As diplomatic negotiations trudge along, a restrained military tug of war is playing out in the Persian Gulf.
U.S. forces have escorted dozens of vessels through the strait, all while the two sides have engaged in repeated exchanges of fire. Washington is trying to erode Iran’s hold on the strait while reinforcing the U.S. blockade on Iranian shipping, said Farzan Sabet, an Iran analyst at the Geneva Graduate Institute in Switzerland.
The goal, he said, is to raise economic pressures on Iran while alleviating them for the global economy, thereby strengthening Washington’s hand in the diplomatic talks. “It’s like a negotiation beneath a negotiation,” Dr. Sabet added.
But that strategy has largely failed as Iran has repeatedly shown its willingness and ability to fire back at Washington’s Persian Gulf allies — including a strike that hit Kuwait’s international airport last week, leaving one person dead.
Mr. Trump has argued that Iran is responsible for stalling the talks by dragging its feet over concessions he sees as inevitable.
“They’re strong, they’re proud, there are things they never thought they’d be doing that they’re going to have to do,” he told NBC’s “Meet the Press” on Sunday. “They’ve got no choice, and it takes a little while.”
Yet Iran’s leaders appear quite comfortable with the possibility of failed talks and a return to war, according to the mediators.
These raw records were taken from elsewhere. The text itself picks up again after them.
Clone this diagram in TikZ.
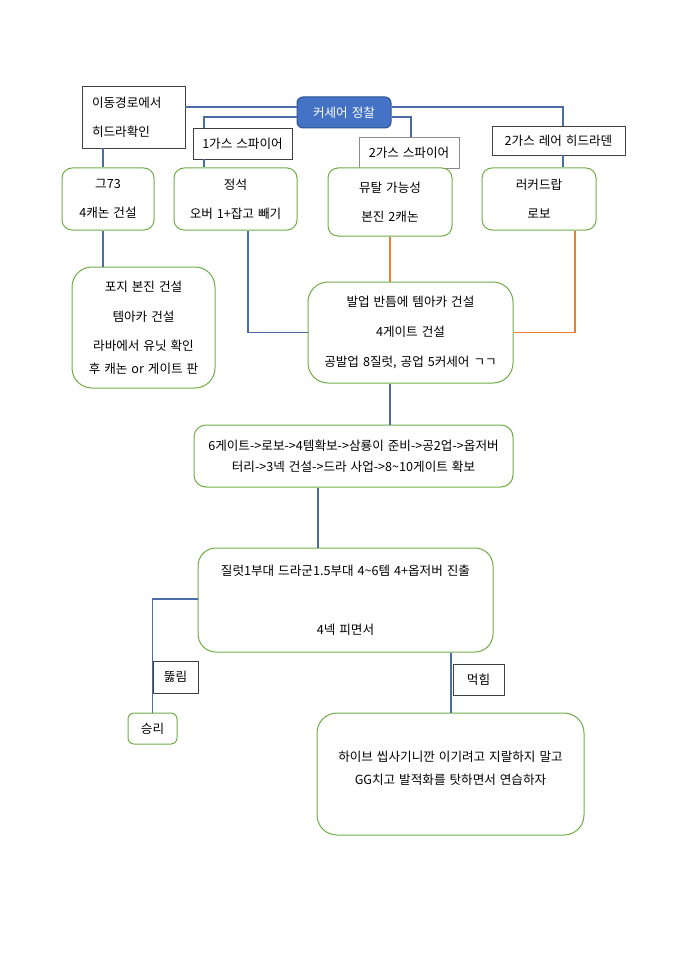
\documentclass[tikz,border=0pt]{standalone}
\usepackage{fontspec}
\setmainfont{Noto Sans CJK KR}[WordSpace=1.4]
\definecolor{linec}{HTML}{4A6DA8}
\definecolor{gbord}{HTML}{70AD47}
\definecolor{oline}{HTML}{ED7D31}
\definecolor{cfill}{HTML}{4472C4}
\definecolor{cbord}{HTML}{2F528F}
\newcommand\myfs[1]{\fontsize{12.6}{#1}\selectfont}
\tikzset{
  gbox/.style={draw=gbord, line width=1pt, fill=white, align=center, inner sep=0pt},
  lbox/.style={draw=black!75, line width=0.8pt, fill=white, align=center, inner sep=0pt},
  conn/.style={draw=linec, line width=1.8pt},
  oconn/.style={draw=oline, line width=1.8pt},
}
\begin{document}
\begin{tikzpicture}[x=1pt,y=-1pt]
\fill[white] (0,0) rectangle (679,960);
\useasboundingbox (0,0) rectangle (679,960);

% nodes
\node[lbox, minimum width=103pt, minimum height=62pt, text width=83pt, align=left, font=\myfs{29}] (hyd) at (133.5,117) {이동경로에서\\히드라확인};
\node[draw=cbord, fill=cfill, line width=1pt, rounded corners=6pt, text=white, minimum width=94pt, minimum height=31pt, inner sep=0pt, font=\myfs{14}] (cors) at (344,112.5) {커세어 정찰};
\node[lbox, minimum width=99pt, minimum height=31pt, font=\myfs{14}] (g1sp) at (242.5,143.5) {1가스 스파이어};
\node[lbox, draw=black!45, minimum width=100pt, minimum height=31pt, font=\myfs{14}] (g2sp) at (409,152.5) {2가스 스파이어};
\node[lbox, minimum width=133pt, minimum height=29pt, font=\myfs{14}] (g2lair) at (558.5,140.5) {2가스 레어 히드라덴};

\node[gbox, rounded corners=10pt, minimum width=92pt, minimum height=62pt, font=\myfs{29}] (g73) at (108,199) {그73\\4캐논 건설};
\node[gbox, rounded corners=10pt, minimum width=123pt, minimum height=62pt, font=\myfs{29}] (std) at (235.5,199) {정석\\오버 1+잡고 빼기};
\node[gbox, rounded corners=10pt, minimum width=124pt, minimum height=68pt, font=\myfs{29}] (mut) at (390,202) {뮤탈 가능성\\본진 2캐논};
\node[gbox, rounded corners=10pt, minimum width=114pt, minimum height=62pt, font=\myfs{29}] (lurk) at (539,199) {러커드랍\\로보};

\node[gbox, rounded corners=20pt, minimum width=143pt, minimum height=121pt, font=\myfs{23}] (forge) at (143.5,327.5) {포지 본진 건설\\[7pt]템아카 건설\\[6pt]라바에서 유닛 확인\\후 캐논 or 게이트 판};
\node[gbox, rounded corners=20pt, minimum width=205pt, minimum height=101pt, font=\myfs{30}] (leg) at (410.5,332.5) {발업 반틈에 템아카 건설\\4게이트 건설\\공발업 8질럿, 공업 5커세어 ㄱㄱ};

\node[gbox, rounded corners=12pt, minimum width=319pt, minimum height=62pt, font=\myfs{21}] (six) at (353.5,456) {6게이트->로보->4템확보->삼룡이 준비->공2업->옵저버\\터리->3넥 건설->드라 사업->8\textasciitilde10게이트 확보};
\node[gbox, rounded corners=18pt, minimum width=295pt, minimum height=104pt, font=\myfs{59}] (zeal) at (345.5,600) {질럿1부대 드라군1.5부대 4\textasciitilde6템 4+옵저버 진출\\4넥 피면서};

\node[gbox, rounded corners=6pt, minimum width=49pt, minimum height=31pt, font=\myfs{14}] (win) at (152.5,728.5) {승리};
\node[gbox, rounded corners=20pt, minimum width=267pt, minimum height=122pt, text depth=12pt, font=\myfs{23}] (lose) at (450.5,774) {하이브 씹사기니깐 이기려고 지랄하지 말고\\GG치고 발적화를 탓하면서 연습하자};

% connectors
\draw[conn] ([yshift=10pt]hyd.east) -- ([yshift=10pt]hyd.east -| cors.west);
\draw[conn] ([yshift=5.5pt]cors.east) -| ([xshift=4.5pt]g2lair.north);
\draw[conn] ([xshift=4.5pt]g2lair.south) -- ([xshift=4.5pt]g2lair.south |- lurk.north);
\draw[conn] ([yshift=-4.5pt]cors.west) -| ([xshift=-38.5pt]g1sp.north);
\draw[conn] ([xshift=-38.5pt]g1sp.south) -- ([xshift=-38.5pt]g1sp.south |- std.north);
\draw[conn] ([yshift=-4.5pt]cors.east) -| ([xshift=2pt]g2sp.north);
\draw[conn] ([xshift=-30.5pt]hyd.south) -- ([xshift=-30.5pt]hyd.south |- g73.north);
\draw[conn] ([xshift=-5pt]g73.south) -- ([xshift=-5pt]g73.south |- forge.north);
\draw[conn] ([xshift=12.5pt]std.south) |- (leg.west);
\draw[oconn] (mut.south) -- (mut.south |- leg.north);
\draw[oconn] ([xshift=36pt]lurk.south) |- (leg.east);
\draw[conn] ([xshift=-20.5pt]leg.south) -- ([xshift=-20.5pt]leg.south |- six.north);
\draw[conn] ([xshift=-35.5pt]six.south) -- ([xshift=-35.5pt]six.south |- zeal.north);
\draw[conn] ([yshift=1pt]zeal.west) -| (win.north);
\draw[conn] ([xshift=105.5pt]zeal.south) -- ([xshift=105.5pt]zeal.south |- lose.north);

% branch labels
\node[lbox, minimum width=45pt, minimum height=32pt, font=\myfs{14}] (brk) at (175.5,677) {뚫림};
\node[lbox, minimum width=51pt, minimum height=31pt, font=\myfs{14}] (eat) at (478.5,679.5) {먹힘};
\end{tikzpicture}
\end{document}
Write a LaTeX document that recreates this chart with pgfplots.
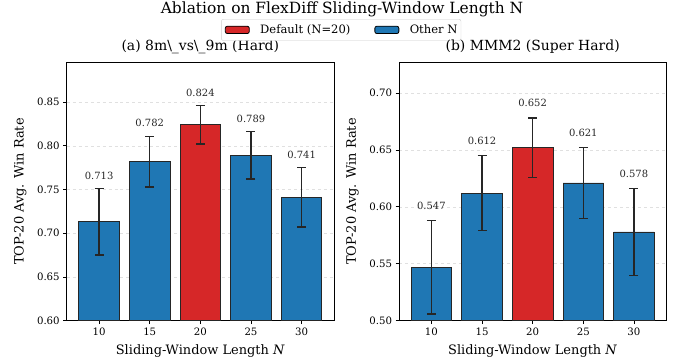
\documentclass[border=0pt]{standalone}
\usepackage{pgfplots}
\pgfplotsset{compat=1.18}
\usepackage{pgfplotstable}
\usepackage{fontspec}
\setmainfont{DejaVu Serif}
\definecolor{mblue}{RGB}{31,119,180}
\definecolor{mred}{RGB}{214,39,40}
\newcommand{\legfont}{\fontsize{11.6}{13}\selectfont}

\pgfplotstableread{
x y e lab
0 0.713 0.038 0.713
1 0.782 0.029 0.782
3 0.789 0.027 0.789
4 0.741 0.034 0.741
}\Ablue
\pgfplotstableread{
x y e lab
2 0.824 0.022 0.824
}\Ared
\pgfplotstableread{
x y e lab
0 0.547 0.041 0.547
1 0.612 0.033 0.612
3 0.621 0.031 0.621
4 0.578 0.038 0.578
}\Bblue
\pgfplotstableread{
x y e lab
2 0.652 0.026 0.652
}\Bred

\pgfplotsset{
  common/.style={
    scale only axis, width=267.3bp, height=258.4bp,
    xmin=-0.64, xmax=4.64,
    xtick={0,1,2,3,4}, xticklabels={10,15,20,25,30},
    tick align=outside, tick pos=left, major tick length=3.5bp,
    every tick/.style={black, line width=0.8bp},
    axis line style={black, line width=0.8bp},
    ymajorgrids, grid style={dashed, black!12, line width=0.6bp},
    yticklabel style={/pgf/number format/.cd, fixed, fixed zerofill, precision=2},
    /pgf/number format/assume math mode=true,
    tick label style={font=\fontsize{10.2}{12}\selectfont},
    label style={font=\fontsize{13}{15}\selectfont},
    xlabel={Sliding-Window Length \textit{N}},
    ylabel={TOP-20 Avg. Win Rate},
    xlabel style={at={(axis description cs:0.5,-0.1327)}, anchor=base},
    ylabel style={at={(axis description cs:-0.174,0.5)}, anchor=center},
    title style={font=\fontsize{14}{16}\selectfont, at={(axis description cs:0.5,1)}, anchor=base, yshift=6.3bp},
  },
  barp/.style={ybar, bar width=0.8, bar shift=0pt, draw=black!85, line width=0.8bp, fill=#1,
    error bars/.cd, y dir=both, y explicit,
    error bar style={black!85, line width=1.3bp},
    error mark options={rotate=90, mark size=4.5bp, line width=1.3bp, black!85}},
  labp/.style={draw=none, mark=none, forget plot, nodes near coords, point meta=explicit symbolic,
    nodes near coords style={anchor=base, yshift=2.3bp, inner sep=0pt, font=\fontsize{10}{12}\selectfont, text=black!85}},
}

\begin{document}
\begin{tikzpicture}
\path[use as bounding box] (0,0) rectangle (684bp,364bp);
\node[font=\fontsize{15.5}{18}\selectfont, anchor=base] at (342bp,350.5bp) {Ablation on FlexDiff Sliding-Window Length N};

\begin{axis}[common, at={(66.7bp,43.3bp)}, anchor=south west,
  ymin=0.6, ymax=0.8955, ytick={0.60,0.65,...,0.86},
  title={(a) 8m\textbackslash\_vs\textbackslash\_9m (Hard)},
  legend columns=2,
  legend cell align=left,
  legend style={at={(axis description cs:1.0269,1.1254)}, anchor=center, draw=black!20, rounded corners=2bp,
    inner xsep=3.5bp, inner ysep=5.5bp, font=\legfont, nodes={inner sep=0pt, font=\legfont},
    /tikz/every odd column/.append style={column sep=10.5bp},
    /tikz/every even column/.append style={column sep=24bp}},
  legend image code/.code={\draw[#1, draw=black, line width=0.8bp] (0bp,-3.65bp) rectangle (24bp,3.65bp);},
]
\addplot[barp=mred] table[x=x, y=y, y error=e] {\Ared};
\addlegendentry{Default (N=20)}
\addplot[barp=mblue] table[x=x, y=y, y error=e] {\Ablue};
\addlegendentry{Other N}
\addplot[labp] table[x=x, y expr=\thisrow{y}+\thisrow{e}+0.008, meta=lab] {\Ared};
\addplot[labp] table[x=x, y expr=\thisrow{y}+\thisrow{e}+0.008, meta=lab] {\Ablue};
\end{axis}

\begin{axis}[common, at={(399bp,43.3bp)}, anchor=south west,
  ymin=0.5, ymax=0.727, ytick={0.50,0.55,...,0.71},
  title={(b) MMM2 (Super Hard)},
]
\addplot[forget plot, barp=mred] table[x=x, y=y, y error=e] {\Bred};
\addplot[forget plot, barp=mblue] table[x=x, y=y, y error=e] {\Bblue};
\addplot[labp] table[x=x, y expr=\thisrow{y}+\thisrow{e}+0.008, meta=lab] {\Bred};
\addplot[labp] table[x=x, y expr=\thisrow{y}+\thisrow{e}+0.008, meta=lab] {\Bblue};
\end{axis}
\end{tikzpicture}
\end{document}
That is in part, they say, because of how convinced Iran is that Mr. Trump — who campaigned on promises to avoid endless wars — is keen to avoid drawn-out hostilities.
The Iranians are working on the assumption that time is on their side — that a sliding global economy, rising energy prices, and inflationary pressures in the United States will eventually force the president’s hand.
“We start to enter some very difficult economic territory by the end of this month and into July for the global economy,” Mr. Sabet said. “They think Trump can maybe hold out for weeks, whereas they can hold out for months.”
Elian Peltier contributed reporting.